Blicken wir zurück. 1995 stand  die Schweiz vor ähnlichen Herausforderungen. Eine fortdauernde Wachstumsschwäche drohte und die bedächtige, selbstzufriedene Schweiz schien nicht wirklich willens für  tiefgreifende Reformen. Die damalige Antwort aus Wirtschaftskreisen, die unter dem Titel «Mut zum Aufbruch» bekannt wurde, machte Furore. Sie war auch heftig umkämpft. Trotzdem aber wurden in der Folge viele Forderungen umgesetzt. Was macht, neben der damaligen ungewöhnlichen Autorenschaft, den Reiz dieses Büchleins aus? Auch heute noch beeindruckt die Aufbruchsstimmung, die in diesem Text zu spüren ist. Da ist vom rasanten weltwirtschaftlichen Strukturwandel «als einmaliger Chance» und von «Gründerzeit» die Rede, und es wird vor «der Versuchung zur Abschottung» gewarnt. Die darin beschriebene Ausgangslage kommt uns auch heute noch recht bekannt vor:

«Wir leben in einer Zeit der Verunsicherung angesichts der immer intensiveren Anwendung neuer Technologien und der daraus resultierenden weltweiten Vernetzung von Produktion und Angebot. Die Distanzen schwinden zusehends, entfernte Volkswirtschaften und Gesellschaften werden zu unmittelbaren Nachbarn und Konkurrenten (…). Diese Studie will das Bewusstsein dafür schärfen, dass diese Umwälzungen einerseits unsere Lebensverhältnisse insgesamt tangieren und andererseits Chancen für unsere Zukunft bieten.»

Aus Sicht des aktuellen politischen Zeitgeists besonders erstaunlich ist der damalige Aufruf zu mehr Offenheit. So forderten die Autoren, Arbeitsbewilligungen für Hochqualifizierte nach Vorlage eines entsprechenden Arbeitsvertrages automatisch zu erteilen. Darüber hinaus sei ein Abkommen mit der EU und vergleichbaren Ländern über die volle Freizügigkeit anzustreben. Zudem lesen wir folgendes zum Verhältnis zu Europa:

«Die Schweiz sollte eine Europapolitik entwickeln, welche mindestens langfristig über den Bilateralismus hinausgeht und zum Multilateralismus zurückführt. Dabei sind die Vor- und Nachteile einer Annäherung an die EU sowohl in politischer als auch wirtschaftlicher Hinsicht sorgfältig abzuwägen, und jeder muss für sich entscheiden, ob für ihn die Aktiv- oder Passivseite überwiegt. Als Fazit bleibt jedoch festzuhalten, dass die Schweiz eine langfristige Strategie zur Gestaltung ihres Verhältnisses zu Europa entwickeln muss.»
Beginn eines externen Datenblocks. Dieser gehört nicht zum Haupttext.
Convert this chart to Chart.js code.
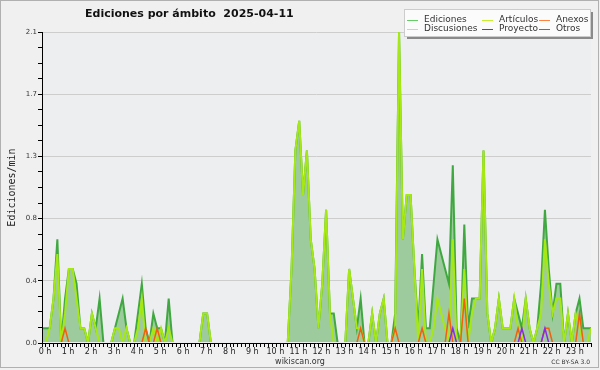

Solch mutige Ansätze früherer Zeiten stehen in deutlichem Gegensatz zu dem, was die Parteien seit dem 15. Januar verlautbarten. Die Schweiz scheint geradezu in einer Denkblockade gefangen, und die Positionierungen der Parteien in der Wirtschaftspolitik sind volatil geworden, nahezu  abhängig von Einzelereignissen. Gerade in einem Wahljahr sollten die politischen Parteien zurückfinden können zu einer Rolle, die von ihnen eigentlich zu erwarten wäre.  Nicht Panikmache oder kurzfristige Hektik sollten das Ziel sein, sondern einer nachhaltige, konsistente Politik, die vor allem auf die Zukunft ausgerichtet ist. Parteien müssen den Mut aufbringen, Themen ihrer Bedeutung entsprechend anzugehen und nicht erst dann, wenn die mediale Allgegenwärtigkeit sie dringlich erscheinen lassen. Vor allem liberale Wirtschaftspolitik muss einen Fortschrittsglauben verkörpern, denn der Liberalismus ist eine grundsätzlich optimistische Philosophie: Er hat keine Angst vor der Zukunft, sondern sucht nach den sich bietenden Chancen. Auch die Unternehmen und die Wirtschaftsverbände sollten in diesem Geist agieren, besonders nach der Aufhebung des Mindestwechselkurses.

Erste positive Zeichen

Immerhin gibt es seit kurzem einige Hoffnungsschimmer: Die drei grossen bürgerlichen Parteien haben sich zusammengerauft, gemeinsam 13 Forderungen aufgestellt und sich bereit erklärt, diese in der parlamentarischen Arbeit auch gemeinsam umzusetzen. Und ein neuer Verein aus Unternehmern und Politikern will die traditionelle Offenheit der Schweiz stärken und hierfür auch finanzielle Mittel aufwerfen. Auf diesem Weg ist fortzufahren. Wir brauchen erstens mittelfristig orientierte wirtschaftspolitische Vorschläge. Kurzfristig orientierte Forderungen an die unabhängige SNB gehören nicht dazu. Zweitens ist die Globalisierung eine Chance und alles, was unsere Karten auf den internationalen Märkten verbessert, ist vorzunehmen. Und drittens wird die Schweiz dann Erfolg haben, wenn Politik und Wirtschaft wieder konstruktiver zusammenarbeiten.